▶ **EXERCISE PROMPT**: Which lines hold the string "this"? Copy every one of them.

Start of INFORMATION GIVEN

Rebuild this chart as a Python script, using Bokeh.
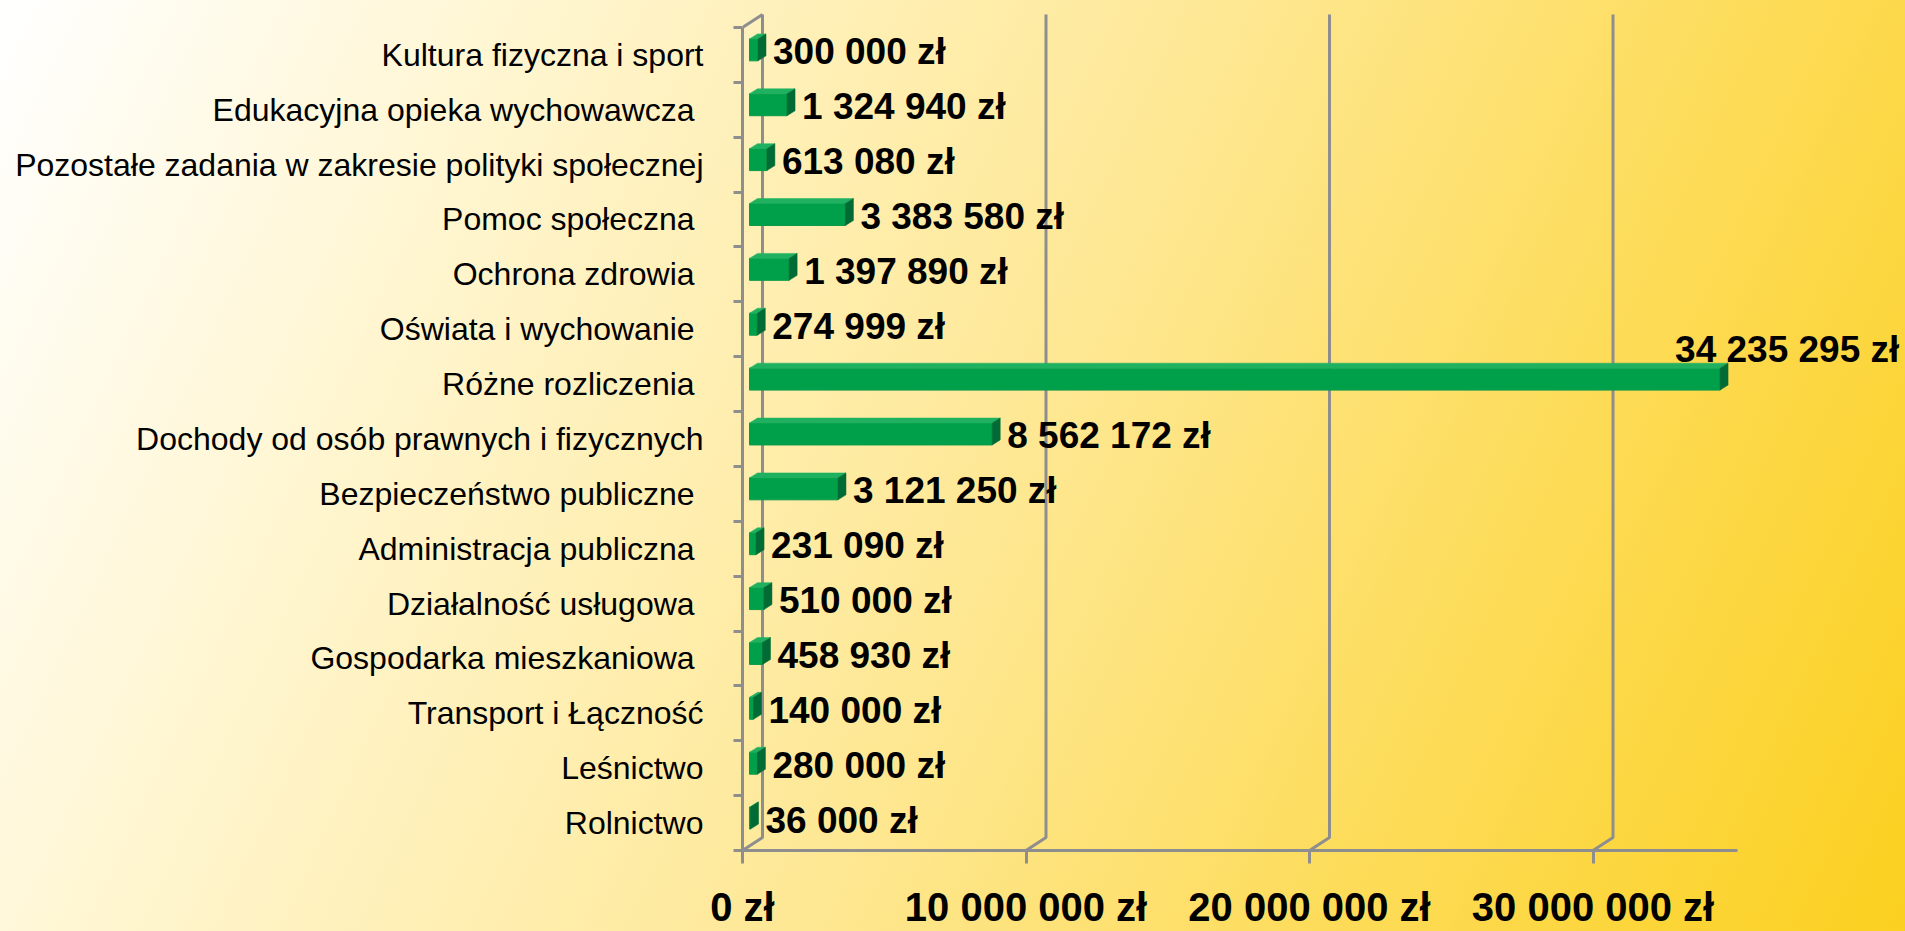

End of INFORMATION GIVEN
Start of INFORMATION GIVEN

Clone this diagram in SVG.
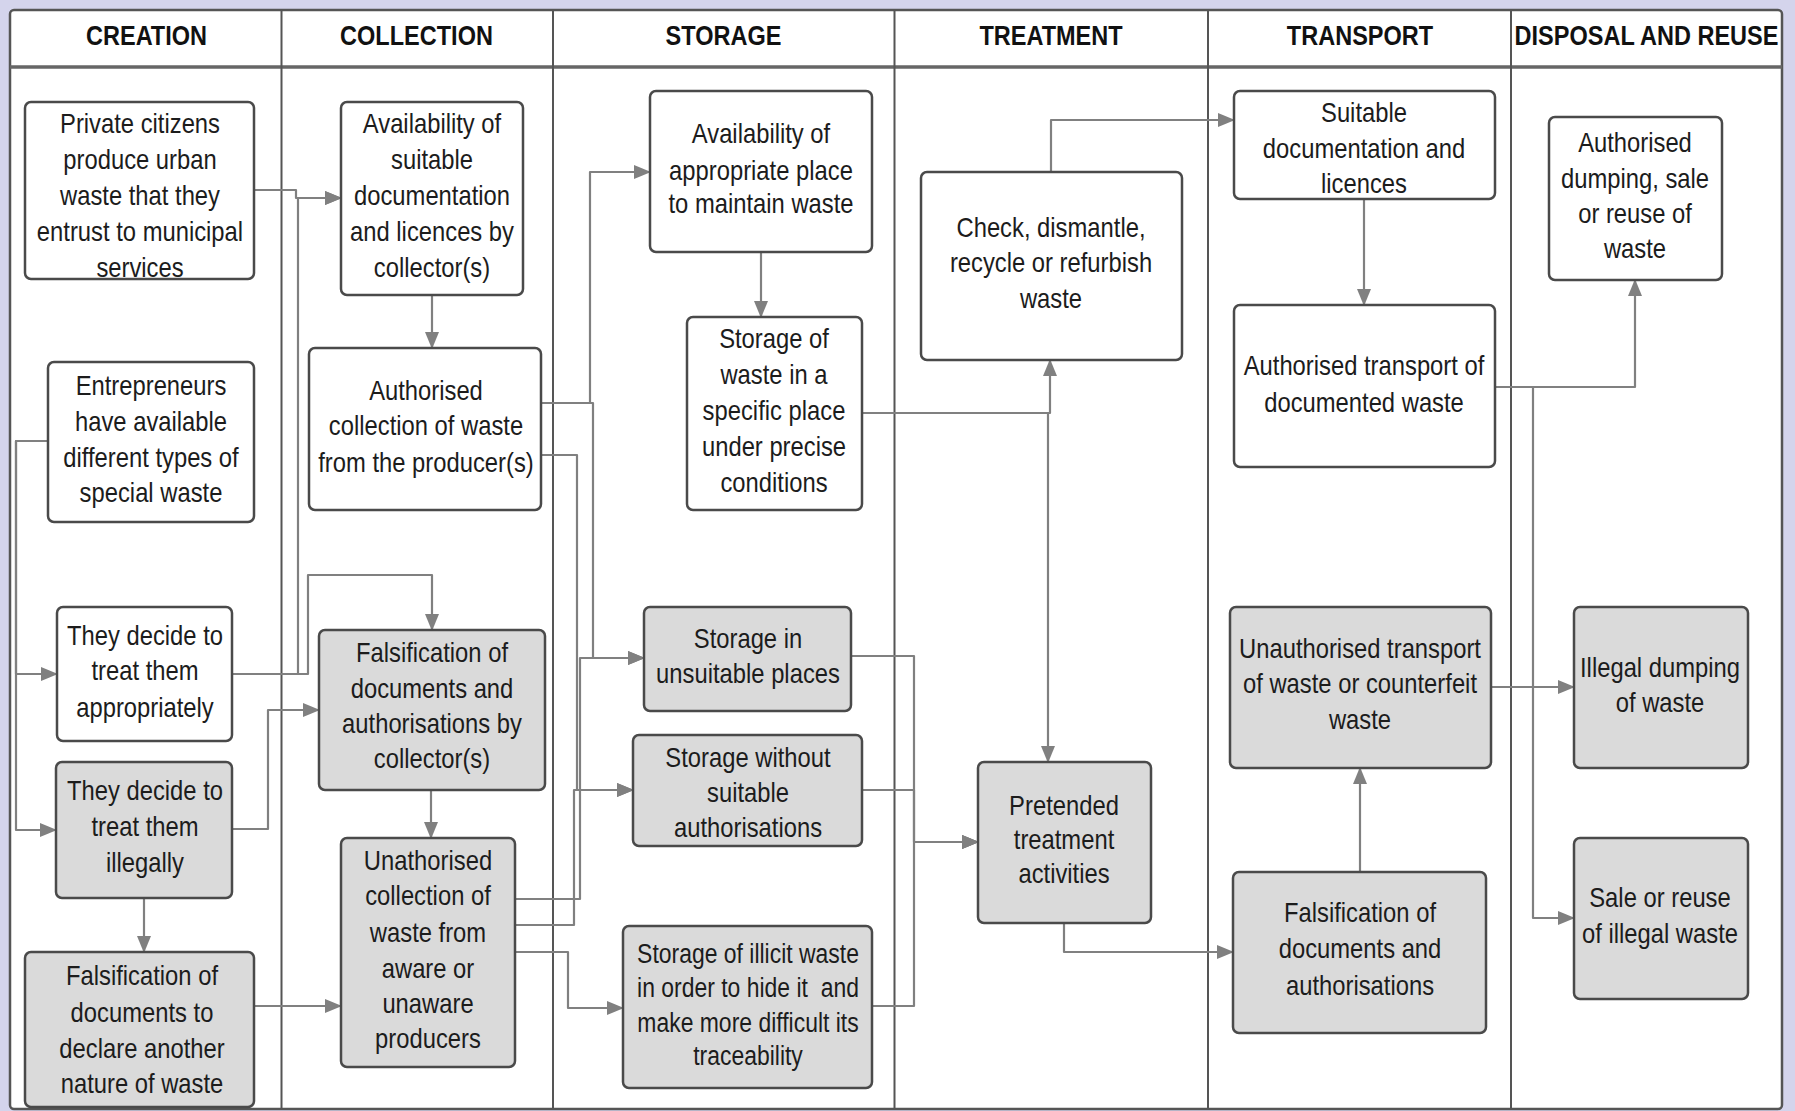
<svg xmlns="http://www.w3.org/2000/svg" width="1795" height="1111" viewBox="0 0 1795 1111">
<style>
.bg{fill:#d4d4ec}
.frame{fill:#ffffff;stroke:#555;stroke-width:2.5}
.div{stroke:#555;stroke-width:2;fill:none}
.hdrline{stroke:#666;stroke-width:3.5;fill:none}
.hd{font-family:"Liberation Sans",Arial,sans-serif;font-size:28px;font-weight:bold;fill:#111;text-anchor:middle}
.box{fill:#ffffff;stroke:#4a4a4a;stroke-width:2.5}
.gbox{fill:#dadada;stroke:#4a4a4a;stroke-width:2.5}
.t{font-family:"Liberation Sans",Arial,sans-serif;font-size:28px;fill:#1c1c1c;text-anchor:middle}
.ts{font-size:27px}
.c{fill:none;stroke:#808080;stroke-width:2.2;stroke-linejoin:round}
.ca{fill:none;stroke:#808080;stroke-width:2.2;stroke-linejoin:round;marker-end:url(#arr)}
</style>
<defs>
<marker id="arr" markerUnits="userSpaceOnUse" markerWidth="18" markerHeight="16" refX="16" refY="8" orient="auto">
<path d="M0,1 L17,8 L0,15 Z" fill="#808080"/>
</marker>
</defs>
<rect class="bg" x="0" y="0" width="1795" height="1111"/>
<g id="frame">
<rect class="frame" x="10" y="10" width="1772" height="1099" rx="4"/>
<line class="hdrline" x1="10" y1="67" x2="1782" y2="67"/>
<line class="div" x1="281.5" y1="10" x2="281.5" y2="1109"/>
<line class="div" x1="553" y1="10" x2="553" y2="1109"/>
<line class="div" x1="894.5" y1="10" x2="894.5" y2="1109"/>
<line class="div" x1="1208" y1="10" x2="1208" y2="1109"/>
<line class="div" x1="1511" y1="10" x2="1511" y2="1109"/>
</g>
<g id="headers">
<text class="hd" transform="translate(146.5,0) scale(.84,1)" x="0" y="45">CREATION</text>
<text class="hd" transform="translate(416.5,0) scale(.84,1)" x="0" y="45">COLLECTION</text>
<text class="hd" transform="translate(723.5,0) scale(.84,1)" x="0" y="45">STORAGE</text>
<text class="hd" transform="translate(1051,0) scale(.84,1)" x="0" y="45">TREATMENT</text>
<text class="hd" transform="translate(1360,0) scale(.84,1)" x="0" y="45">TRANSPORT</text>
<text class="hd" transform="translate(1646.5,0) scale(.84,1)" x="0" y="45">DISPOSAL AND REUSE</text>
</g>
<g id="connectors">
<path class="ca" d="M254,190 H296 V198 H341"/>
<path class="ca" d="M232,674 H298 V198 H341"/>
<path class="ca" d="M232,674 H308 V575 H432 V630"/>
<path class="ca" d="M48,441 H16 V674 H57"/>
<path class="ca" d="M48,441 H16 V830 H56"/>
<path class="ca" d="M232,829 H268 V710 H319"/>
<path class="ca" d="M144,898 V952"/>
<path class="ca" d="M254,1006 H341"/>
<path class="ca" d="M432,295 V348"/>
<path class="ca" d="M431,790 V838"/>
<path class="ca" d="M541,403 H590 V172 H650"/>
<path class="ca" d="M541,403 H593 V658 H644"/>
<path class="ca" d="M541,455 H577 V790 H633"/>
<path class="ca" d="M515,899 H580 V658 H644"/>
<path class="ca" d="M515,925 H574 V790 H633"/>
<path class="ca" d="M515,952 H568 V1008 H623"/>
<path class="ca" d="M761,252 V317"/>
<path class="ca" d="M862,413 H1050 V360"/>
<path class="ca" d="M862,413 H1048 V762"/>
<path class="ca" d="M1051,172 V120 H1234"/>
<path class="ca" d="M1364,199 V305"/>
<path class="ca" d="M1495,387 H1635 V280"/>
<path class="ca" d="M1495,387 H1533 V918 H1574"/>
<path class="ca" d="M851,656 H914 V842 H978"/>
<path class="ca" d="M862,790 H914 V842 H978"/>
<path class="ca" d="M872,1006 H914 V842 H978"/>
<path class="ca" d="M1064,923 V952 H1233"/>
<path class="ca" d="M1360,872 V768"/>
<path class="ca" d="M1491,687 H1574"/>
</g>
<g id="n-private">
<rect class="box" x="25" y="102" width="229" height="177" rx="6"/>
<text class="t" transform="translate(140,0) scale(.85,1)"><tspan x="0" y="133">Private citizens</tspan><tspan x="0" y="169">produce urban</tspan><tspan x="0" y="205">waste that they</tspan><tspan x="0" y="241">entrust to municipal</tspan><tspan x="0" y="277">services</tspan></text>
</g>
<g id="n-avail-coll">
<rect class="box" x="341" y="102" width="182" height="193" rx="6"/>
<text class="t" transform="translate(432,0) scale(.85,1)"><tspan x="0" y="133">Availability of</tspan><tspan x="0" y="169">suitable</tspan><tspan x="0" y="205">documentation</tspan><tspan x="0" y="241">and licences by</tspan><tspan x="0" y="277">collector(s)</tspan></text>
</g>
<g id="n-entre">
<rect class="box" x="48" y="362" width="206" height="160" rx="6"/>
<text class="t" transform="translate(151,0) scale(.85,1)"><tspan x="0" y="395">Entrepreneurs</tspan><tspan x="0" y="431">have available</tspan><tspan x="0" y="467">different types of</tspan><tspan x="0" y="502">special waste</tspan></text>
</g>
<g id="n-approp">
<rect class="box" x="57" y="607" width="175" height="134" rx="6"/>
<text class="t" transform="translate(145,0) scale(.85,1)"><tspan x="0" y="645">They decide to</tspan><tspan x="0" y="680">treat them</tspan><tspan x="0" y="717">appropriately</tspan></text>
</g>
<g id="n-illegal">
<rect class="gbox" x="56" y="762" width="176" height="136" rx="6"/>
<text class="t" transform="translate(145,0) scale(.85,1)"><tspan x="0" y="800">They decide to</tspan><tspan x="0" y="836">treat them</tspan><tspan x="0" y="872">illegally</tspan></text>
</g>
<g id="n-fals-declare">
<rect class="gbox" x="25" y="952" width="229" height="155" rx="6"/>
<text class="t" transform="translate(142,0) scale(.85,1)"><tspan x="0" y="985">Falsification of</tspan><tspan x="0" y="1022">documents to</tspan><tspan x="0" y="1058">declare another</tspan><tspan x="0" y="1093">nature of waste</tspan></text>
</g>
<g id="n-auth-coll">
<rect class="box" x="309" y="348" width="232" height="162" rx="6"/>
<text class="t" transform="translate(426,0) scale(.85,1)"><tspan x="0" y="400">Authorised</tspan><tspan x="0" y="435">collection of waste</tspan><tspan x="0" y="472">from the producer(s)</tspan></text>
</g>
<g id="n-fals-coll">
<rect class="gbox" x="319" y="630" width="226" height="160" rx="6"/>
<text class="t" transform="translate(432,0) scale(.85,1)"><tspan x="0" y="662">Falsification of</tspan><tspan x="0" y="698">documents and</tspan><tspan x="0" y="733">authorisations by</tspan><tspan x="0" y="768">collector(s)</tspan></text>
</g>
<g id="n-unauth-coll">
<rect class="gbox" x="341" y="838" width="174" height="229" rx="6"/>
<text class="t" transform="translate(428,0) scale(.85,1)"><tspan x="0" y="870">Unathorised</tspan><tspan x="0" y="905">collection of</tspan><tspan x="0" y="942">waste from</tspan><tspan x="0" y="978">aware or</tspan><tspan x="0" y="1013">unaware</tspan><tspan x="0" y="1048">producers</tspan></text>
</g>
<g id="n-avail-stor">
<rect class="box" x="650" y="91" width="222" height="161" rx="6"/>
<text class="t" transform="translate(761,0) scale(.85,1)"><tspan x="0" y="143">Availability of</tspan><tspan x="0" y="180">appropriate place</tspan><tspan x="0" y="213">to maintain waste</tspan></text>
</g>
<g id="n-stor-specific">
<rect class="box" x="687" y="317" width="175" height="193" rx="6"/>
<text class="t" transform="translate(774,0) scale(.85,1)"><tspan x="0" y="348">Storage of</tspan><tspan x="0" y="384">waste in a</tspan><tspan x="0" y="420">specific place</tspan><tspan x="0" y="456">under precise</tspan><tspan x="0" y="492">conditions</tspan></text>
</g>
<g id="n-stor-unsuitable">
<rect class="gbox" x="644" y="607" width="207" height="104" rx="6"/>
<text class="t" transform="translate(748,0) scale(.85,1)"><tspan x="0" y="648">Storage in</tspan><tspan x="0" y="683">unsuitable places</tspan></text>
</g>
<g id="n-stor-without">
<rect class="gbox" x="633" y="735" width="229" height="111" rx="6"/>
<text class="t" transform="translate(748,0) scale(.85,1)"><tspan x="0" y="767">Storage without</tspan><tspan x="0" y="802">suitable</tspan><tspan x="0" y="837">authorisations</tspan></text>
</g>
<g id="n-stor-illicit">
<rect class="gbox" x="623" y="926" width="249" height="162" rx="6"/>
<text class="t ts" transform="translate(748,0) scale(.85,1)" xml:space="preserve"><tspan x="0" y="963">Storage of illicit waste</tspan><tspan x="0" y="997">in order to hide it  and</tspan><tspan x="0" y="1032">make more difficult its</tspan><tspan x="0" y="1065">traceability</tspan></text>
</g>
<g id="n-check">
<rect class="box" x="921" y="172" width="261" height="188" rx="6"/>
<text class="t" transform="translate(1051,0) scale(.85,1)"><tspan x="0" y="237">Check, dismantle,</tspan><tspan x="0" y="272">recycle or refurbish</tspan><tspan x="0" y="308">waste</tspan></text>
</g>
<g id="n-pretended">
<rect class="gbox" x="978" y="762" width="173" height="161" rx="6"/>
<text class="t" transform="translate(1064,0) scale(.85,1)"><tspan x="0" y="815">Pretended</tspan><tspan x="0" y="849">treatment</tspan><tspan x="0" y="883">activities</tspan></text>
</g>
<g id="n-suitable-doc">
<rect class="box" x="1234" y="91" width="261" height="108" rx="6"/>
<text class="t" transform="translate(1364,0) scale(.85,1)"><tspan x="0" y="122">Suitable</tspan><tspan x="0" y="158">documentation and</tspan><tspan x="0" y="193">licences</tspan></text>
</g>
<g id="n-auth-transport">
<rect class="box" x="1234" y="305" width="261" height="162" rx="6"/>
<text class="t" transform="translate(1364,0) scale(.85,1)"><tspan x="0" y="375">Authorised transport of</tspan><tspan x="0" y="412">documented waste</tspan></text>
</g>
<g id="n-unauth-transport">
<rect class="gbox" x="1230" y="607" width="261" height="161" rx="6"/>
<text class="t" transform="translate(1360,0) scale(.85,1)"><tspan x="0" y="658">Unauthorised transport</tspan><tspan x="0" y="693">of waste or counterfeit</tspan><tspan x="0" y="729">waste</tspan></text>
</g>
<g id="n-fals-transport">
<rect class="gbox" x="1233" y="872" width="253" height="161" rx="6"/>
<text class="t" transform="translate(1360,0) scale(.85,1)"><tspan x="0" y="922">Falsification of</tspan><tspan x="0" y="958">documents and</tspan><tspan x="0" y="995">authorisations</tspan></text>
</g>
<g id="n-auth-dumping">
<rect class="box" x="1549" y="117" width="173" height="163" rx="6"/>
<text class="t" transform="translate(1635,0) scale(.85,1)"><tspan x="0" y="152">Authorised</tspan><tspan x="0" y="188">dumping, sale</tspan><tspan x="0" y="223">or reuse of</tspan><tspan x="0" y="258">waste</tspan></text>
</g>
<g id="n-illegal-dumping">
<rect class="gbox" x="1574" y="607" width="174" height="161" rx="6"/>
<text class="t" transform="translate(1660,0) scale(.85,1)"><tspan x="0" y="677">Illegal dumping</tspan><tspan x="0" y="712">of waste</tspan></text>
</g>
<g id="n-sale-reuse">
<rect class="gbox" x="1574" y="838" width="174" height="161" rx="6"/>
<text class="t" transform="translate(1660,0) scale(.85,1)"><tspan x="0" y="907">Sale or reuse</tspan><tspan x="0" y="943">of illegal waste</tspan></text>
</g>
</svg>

End of INFORMATION GIVEN

▶ **TASK RESULT**:
Rebuild this chart as a Python script, using Bokeh.
Clone this diagram in SVG.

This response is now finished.